Comment concilier un tournage de film difficile, lui consacrer tout le soin et toute l’attention qu’il mérite et en même temps traverser cette période cruciale de la vie de tout individu qu’est l’approche de la mort de la mère.
Margherita pourrait s’en tenir à ces deux préoccupations de taille mais elles ne suffisent pas à satisfaire sa nature impatiente et perpétuellement insatisfaite qui voudrait que tous les problèmes autour d’elle soient aplanis.

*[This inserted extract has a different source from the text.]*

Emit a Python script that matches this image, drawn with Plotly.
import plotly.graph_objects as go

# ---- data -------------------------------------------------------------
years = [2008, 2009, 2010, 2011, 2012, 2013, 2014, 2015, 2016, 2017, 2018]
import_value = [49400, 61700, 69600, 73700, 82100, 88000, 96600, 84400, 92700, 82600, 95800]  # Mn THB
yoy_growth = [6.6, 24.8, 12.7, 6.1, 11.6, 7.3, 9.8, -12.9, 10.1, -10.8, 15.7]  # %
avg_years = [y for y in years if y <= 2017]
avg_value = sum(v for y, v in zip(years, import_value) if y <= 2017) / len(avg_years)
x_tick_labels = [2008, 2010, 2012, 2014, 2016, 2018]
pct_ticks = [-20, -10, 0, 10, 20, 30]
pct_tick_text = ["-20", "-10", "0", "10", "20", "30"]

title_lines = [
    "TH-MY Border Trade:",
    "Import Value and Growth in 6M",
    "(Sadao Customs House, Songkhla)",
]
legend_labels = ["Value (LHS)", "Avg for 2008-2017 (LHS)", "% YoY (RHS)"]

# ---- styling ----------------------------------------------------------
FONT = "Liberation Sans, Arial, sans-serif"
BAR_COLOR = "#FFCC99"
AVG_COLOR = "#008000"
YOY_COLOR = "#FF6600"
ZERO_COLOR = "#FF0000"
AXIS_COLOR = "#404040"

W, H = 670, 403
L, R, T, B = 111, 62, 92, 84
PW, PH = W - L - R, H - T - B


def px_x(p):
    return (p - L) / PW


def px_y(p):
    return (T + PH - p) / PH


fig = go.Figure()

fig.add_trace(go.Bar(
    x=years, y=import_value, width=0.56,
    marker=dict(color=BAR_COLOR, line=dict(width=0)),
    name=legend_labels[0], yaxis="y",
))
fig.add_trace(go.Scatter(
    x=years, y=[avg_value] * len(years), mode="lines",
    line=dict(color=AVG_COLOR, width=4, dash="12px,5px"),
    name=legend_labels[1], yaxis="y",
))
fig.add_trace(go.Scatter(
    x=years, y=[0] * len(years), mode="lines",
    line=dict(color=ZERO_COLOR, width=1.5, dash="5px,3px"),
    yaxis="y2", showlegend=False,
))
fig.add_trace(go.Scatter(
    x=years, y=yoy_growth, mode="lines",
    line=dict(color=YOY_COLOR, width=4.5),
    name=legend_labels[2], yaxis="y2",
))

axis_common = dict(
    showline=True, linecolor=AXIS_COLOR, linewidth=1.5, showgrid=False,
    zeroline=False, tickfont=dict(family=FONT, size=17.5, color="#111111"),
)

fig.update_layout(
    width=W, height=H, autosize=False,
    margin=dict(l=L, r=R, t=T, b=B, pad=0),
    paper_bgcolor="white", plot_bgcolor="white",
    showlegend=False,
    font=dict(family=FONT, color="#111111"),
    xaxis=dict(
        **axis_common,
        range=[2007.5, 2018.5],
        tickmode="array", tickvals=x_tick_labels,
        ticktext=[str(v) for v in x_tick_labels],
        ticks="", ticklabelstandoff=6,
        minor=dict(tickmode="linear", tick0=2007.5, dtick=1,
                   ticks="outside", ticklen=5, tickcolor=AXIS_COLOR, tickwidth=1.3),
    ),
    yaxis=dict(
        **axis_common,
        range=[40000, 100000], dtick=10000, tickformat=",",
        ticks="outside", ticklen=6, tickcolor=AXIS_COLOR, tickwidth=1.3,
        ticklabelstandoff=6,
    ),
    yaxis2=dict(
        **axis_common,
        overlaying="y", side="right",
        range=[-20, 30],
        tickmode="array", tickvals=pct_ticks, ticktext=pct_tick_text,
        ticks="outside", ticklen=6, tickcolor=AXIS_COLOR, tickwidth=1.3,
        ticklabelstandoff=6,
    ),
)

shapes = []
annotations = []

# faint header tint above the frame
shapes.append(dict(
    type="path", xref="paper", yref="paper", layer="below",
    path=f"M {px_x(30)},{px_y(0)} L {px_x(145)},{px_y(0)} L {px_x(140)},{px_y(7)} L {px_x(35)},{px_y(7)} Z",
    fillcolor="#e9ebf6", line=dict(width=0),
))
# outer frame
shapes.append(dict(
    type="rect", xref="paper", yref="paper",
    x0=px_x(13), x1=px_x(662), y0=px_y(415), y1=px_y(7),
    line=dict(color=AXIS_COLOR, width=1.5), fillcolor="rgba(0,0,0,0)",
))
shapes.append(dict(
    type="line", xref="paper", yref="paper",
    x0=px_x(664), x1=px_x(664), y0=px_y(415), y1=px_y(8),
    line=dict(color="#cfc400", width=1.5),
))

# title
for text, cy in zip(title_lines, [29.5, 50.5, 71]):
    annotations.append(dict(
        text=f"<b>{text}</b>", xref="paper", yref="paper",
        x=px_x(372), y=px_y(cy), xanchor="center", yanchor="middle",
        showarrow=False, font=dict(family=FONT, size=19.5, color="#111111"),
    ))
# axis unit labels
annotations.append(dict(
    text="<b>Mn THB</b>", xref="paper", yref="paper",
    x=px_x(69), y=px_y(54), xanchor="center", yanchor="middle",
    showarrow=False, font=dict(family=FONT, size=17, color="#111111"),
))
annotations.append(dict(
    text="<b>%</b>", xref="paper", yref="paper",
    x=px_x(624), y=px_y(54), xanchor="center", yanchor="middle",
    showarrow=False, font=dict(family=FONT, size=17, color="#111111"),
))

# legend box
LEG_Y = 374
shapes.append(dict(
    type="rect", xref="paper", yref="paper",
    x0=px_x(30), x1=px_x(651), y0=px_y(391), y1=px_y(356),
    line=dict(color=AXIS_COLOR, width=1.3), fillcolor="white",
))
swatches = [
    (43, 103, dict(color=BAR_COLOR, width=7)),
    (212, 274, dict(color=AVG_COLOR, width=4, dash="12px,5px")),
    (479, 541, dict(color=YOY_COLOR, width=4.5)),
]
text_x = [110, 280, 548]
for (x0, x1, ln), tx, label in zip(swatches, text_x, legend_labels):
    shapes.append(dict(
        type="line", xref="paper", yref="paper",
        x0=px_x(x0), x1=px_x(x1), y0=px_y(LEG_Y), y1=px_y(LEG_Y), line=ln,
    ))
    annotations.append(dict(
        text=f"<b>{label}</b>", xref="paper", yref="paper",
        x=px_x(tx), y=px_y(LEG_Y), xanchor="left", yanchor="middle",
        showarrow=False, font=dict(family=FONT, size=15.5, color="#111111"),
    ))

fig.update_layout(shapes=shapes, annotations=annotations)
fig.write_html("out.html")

Elle veut faire table nette de ses soucis annexes pour être plus disponible à l’essentiel. Mais ce souci la projette dans une confusion telle qu’elle a du mal à se concentrer sur la réalisation de son film et qu’elle traîne le poids de la culpabilité quand elle constate que le temps qu’elle consacre à sa mère et la qualité de sa présence auprès d’elle sont insuffisants.
Or, alors qu’elle est submergée par la vie et ses problèmes, elle a entrepris la réalisation d’un film politique.
« Mia Madre » fonctionne sur différents modes de narration entre rêve et réalité et si sa construction est virtuose pour passer de l’un à l’autre, ne le sont pas moins les atmosphères contrastées qui chargent le film d’autant d’humour et de drôlerie parfois que de pathétique.
Et ce jeu de passage de l’un à l’autre ne porte pas que sur la tonalité d’une scène. Il peut intervenir au sein de la même scène et varier selon la façon qu’ont les personnages en présence de percevoir l’instant.
Dans certaines scènes de tournage qui sont franchement irrésistibles (John Turturro est parfois très drôle), l’hilarité est nuancée par les signes du doute qui se lisent au même moment sur le visage de Marghareta que semblent assaillir tous ses préoccupations à la fois.
Nanni Moretti réussit à faire un film ample, une œuvre d’envergure en restant dans le domaine de l’intime et des sentiments retenus en renvoyant une réalisatrice de film, dont on attend qu’elle soit inébranlable, à ses doutes et ses insatisfactions intimes et professionnelles.
Un beau personnage de femme étayé par des personnages secondaires méticuleusement travaillés jusqu’au plus petit. Nanni Moretti est parfait en frère rassurant.
Une grande œuvre sensible, pathétique et drôle.